Israel has established a commission to review allegations that NSO Group’s controversial Pegasus phone surveillance software was misused amid a hacking scandal that has roiled governments globally.
The announcement on Thursday by the head of the Israeli parliament’s Foreign Affairs and Defence Committee came amid revelations that the Israeli firm’s spyware appears to have been used by governments in the surveillance of heads of states, opposition figures, activists and journalists, whose names were among some 50,000 potential targets on a list leaked to rights group Amnesty International and Paris-based Forbidden Stories.
The revelations sparked calls for accountability and increased controls on the international sale of spyware technology. Pegasus can hack into mobile phones without a user knowing, enabling clients to read every message, track a user’s location and tap into the phone’s camera and microphone.
Israeli legislator Ram Ben Barak, the former deputy head of Israel’s Mossad spy agency, told Army Radio, “The defence establishment appointed a review commission made up of a number of groups” to probe the allegations.
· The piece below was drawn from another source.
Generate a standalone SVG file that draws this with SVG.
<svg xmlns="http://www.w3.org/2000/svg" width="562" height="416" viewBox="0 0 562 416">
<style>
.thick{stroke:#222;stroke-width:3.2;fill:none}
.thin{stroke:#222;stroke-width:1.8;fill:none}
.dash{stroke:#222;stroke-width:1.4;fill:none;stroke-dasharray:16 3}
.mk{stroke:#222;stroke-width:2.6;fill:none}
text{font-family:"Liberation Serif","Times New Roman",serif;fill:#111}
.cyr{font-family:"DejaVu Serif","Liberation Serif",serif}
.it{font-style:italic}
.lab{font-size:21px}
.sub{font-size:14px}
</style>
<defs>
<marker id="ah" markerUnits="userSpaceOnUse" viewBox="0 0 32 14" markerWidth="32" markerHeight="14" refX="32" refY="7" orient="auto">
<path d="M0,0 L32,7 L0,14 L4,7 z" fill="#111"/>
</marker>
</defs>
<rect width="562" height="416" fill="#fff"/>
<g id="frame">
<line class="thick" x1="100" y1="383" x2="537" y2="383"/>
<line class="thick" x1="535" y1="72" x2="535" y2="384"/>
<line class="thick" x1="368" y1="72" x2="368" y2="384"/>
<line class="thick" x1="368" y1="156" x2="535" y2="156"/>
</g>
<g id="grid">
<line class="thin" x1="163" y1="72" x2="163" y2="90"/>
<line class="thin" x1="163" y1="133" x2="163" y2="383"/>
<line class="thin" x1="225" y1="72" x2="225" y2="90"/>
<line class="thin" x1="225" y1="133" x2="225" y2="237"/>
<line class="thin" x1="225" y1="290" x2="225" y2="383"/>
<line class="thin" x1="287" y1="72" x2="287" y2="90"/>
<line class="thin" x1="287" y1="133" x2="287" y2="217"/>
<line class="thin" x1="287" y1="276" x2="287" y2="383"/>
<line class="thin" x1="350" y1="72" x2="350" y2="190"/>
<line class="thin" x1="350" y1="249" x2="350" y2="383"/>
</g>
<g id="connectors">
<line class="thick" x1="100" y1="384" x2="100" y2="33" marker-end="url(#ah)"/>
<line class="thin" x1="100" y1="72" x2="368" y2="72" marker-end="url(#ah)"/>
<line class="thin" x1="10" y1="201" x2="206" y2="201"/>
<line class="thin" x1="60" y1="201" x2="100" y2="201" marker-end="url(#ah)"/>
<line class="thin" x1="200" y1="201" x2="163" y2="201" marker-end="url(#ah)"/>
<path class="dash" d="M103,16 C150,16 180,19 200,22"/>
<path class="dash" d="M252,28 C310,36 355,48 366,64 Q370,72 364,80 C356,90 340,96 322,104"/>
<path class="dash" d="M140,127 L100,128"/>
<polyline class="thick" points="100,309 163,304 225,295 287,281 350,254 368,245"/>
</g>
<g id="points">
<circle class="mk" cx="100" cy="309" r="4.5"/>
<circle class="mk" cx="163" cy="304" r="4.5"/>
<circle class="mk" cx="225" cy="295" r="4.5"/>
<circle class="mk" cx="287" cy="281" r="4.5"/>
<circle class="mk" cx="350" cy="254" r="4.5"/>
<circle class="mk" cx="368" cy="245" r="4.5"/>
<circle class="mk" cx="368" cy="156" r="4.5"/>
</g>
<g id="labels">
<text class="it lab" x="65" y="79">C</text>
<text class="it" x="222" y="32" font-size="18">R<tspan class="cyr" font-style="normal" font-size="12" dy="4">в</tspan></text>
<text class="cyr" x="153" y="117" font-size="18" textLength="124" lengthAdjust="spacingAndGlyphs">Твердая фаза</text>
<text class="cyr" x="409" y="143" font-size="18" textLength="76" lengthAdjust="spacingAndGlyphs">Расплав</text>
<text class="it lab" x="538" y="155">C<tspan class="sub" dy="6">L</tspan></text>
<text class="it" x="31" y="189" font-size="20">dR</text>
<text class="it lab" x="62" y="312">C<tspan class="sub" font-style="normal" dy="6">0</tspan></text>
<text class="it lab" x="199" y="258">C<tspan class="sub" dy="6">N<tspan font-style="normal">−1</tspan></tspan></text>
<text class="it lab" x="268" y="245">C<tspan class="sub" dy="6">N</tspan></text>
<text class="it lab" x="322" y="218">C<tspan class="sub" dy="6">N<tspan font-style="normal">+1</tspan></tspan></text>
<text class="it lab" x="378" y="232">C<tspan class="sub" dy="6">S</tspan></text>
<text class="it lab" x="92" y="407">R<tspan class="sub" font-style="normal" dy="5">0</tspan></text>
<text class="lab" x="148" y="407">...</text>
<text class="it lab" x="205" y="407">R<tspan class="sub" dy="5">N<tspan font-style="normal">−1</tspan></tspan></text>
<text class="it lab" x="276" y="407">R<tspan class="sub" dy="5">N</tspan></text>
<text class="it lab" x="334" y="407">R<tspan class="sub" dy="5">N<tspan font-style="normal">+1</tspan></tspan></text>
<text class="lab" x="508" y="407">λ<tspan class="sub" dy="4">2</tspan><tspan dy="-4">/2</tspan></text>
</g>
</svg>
‘Dig around from top to bottom’
NSO has said it exports to 45 countries with approval from the Israeli government.
Hulio said the company could not disclose the details of its contracts due to “issues of confidentiality”, but said he would offer full transparency to any government seeking more details.
“Let any state entity come along – any official from any state – and I’ll be prepared to open everything up to them, for them to enter, to dig around from top to bottom,” he said.